The disparity between London and New York was pointed out by Andrew J. Downing, a prominent American landscape gardener and editor of a horticultural journal. In 1851 Mayor Ambrose C. Kings-land told the city council that there was “no park on the island deserving the name.” The same year the state legislature gave the city permission to buy Jones’ Wood, which stretched from the East River to the present Park Avenue between Sixty-sixth and Seventy-fifth streets. Downing spurned this area as too small “for a city that will soon contain three quarters of a million people.” His opinion and the fact that Jones’ Wood was difficult to reach caused the project to be abandoned.
The city council named a three-man committee to inspect other sites.
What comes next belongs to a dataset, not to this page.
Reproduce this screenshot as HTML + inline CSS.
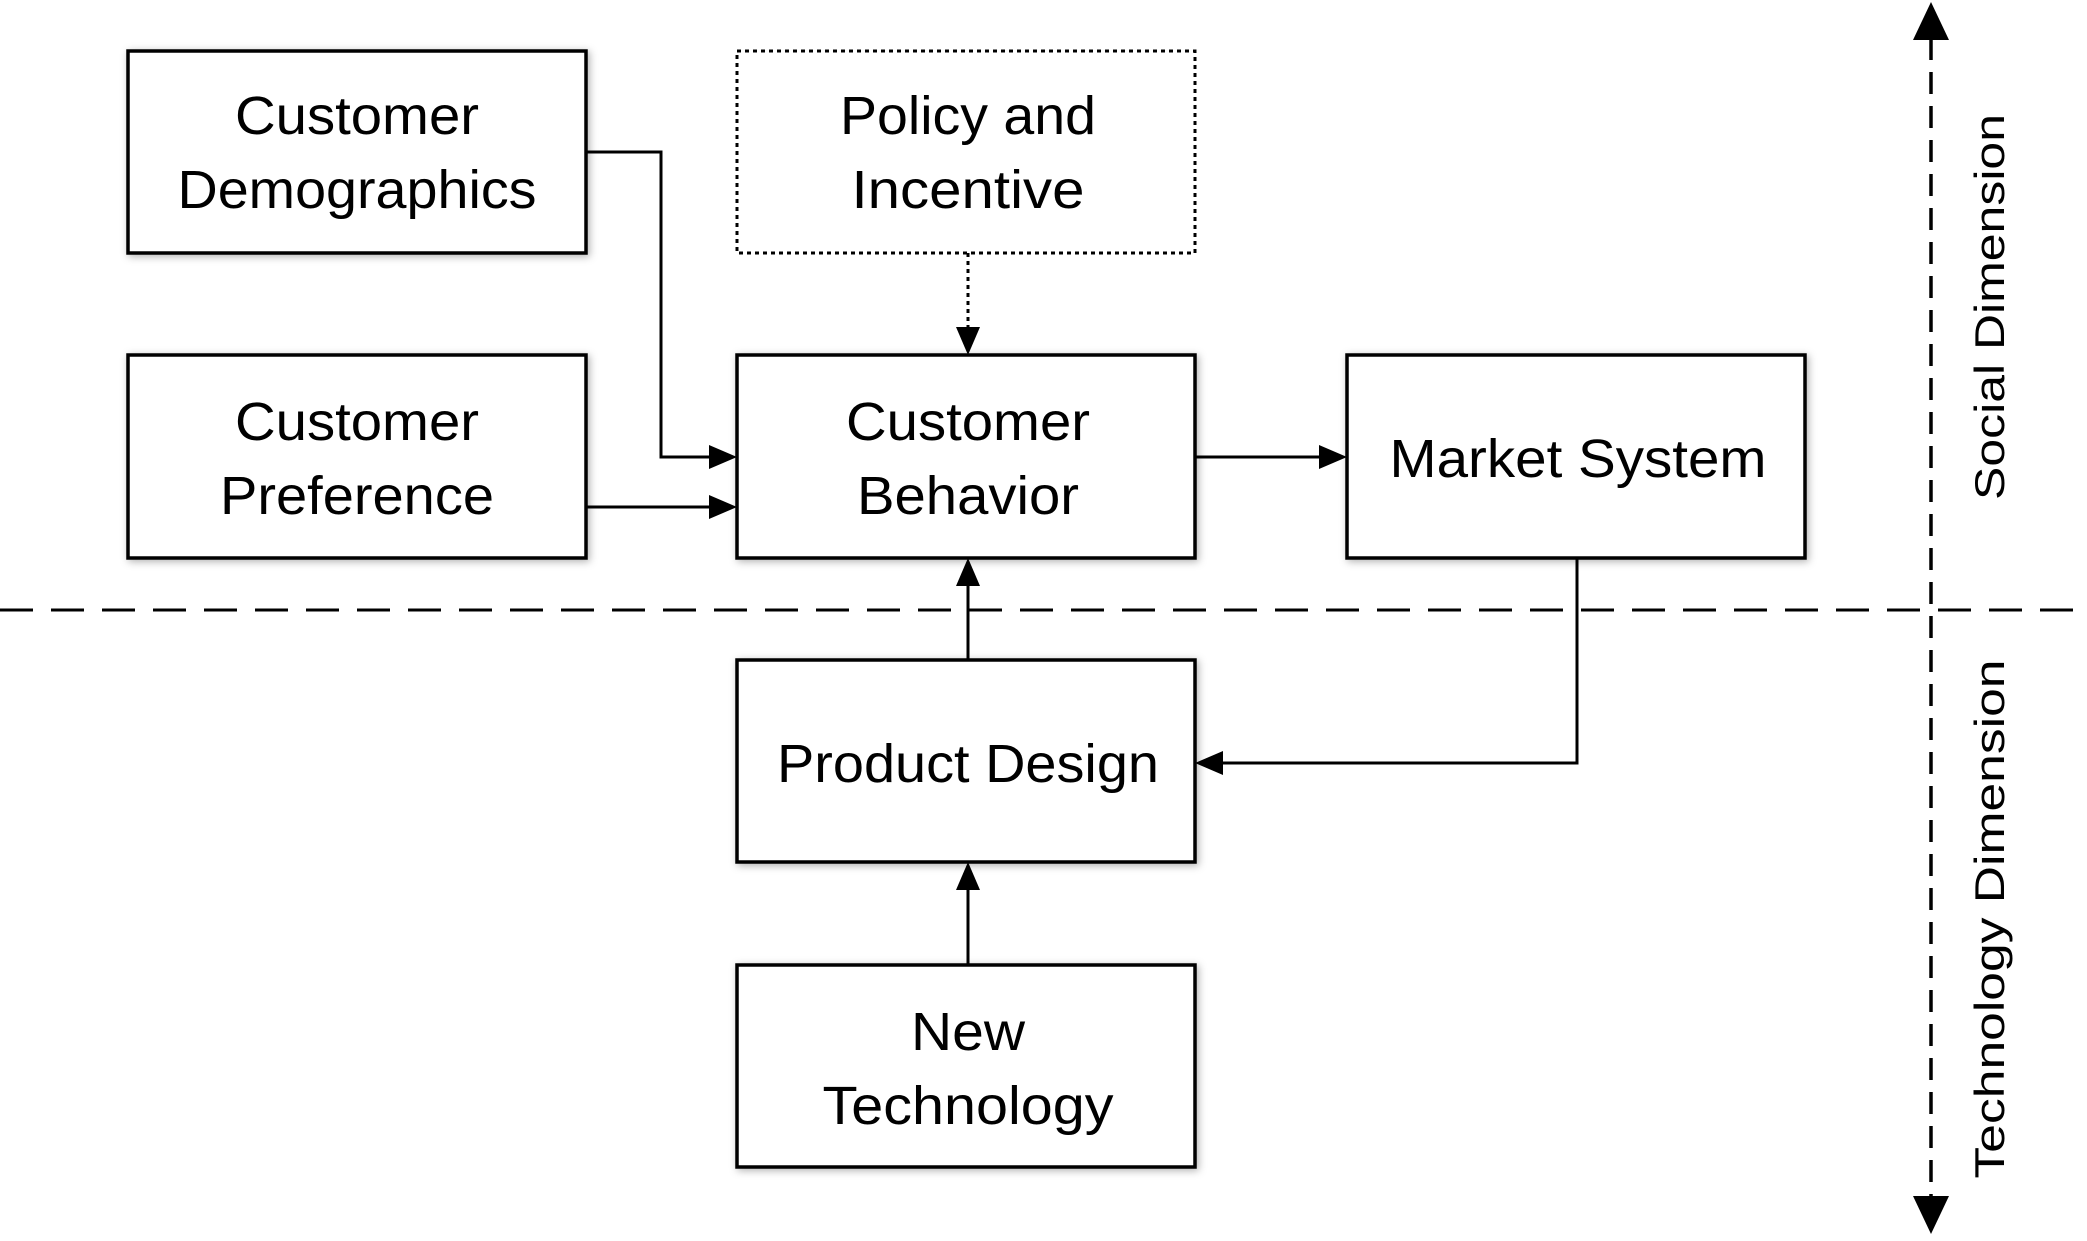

In 1852 it recommended the area now known as Central Park because it was more central to the city than Jones’ Wood. Despite its better location and greater area, it hardly seemed suitable. Barren, treeless, pierced by outcroppings of rocks, and studded with quarries, the site was used as a shanty town for 5,000 squatters. They lived in huts and ate garbage and kept 100,000 animals and fowls. Horses, cows, pigs, goats, chickens, geese, dogs, and cats trampled the scant vegetation, tore roots out of the ground, and left it naked. Water was plentiful, streams veining the earth in all directions and natural springs bubbling up between rocks. Most of the creeks, however, ended in swamps that polluted the air. Most of the squatters were Irish and German. When they learned that their reeking enclave was about to be taken over by the city, they swore to fight off any invasion.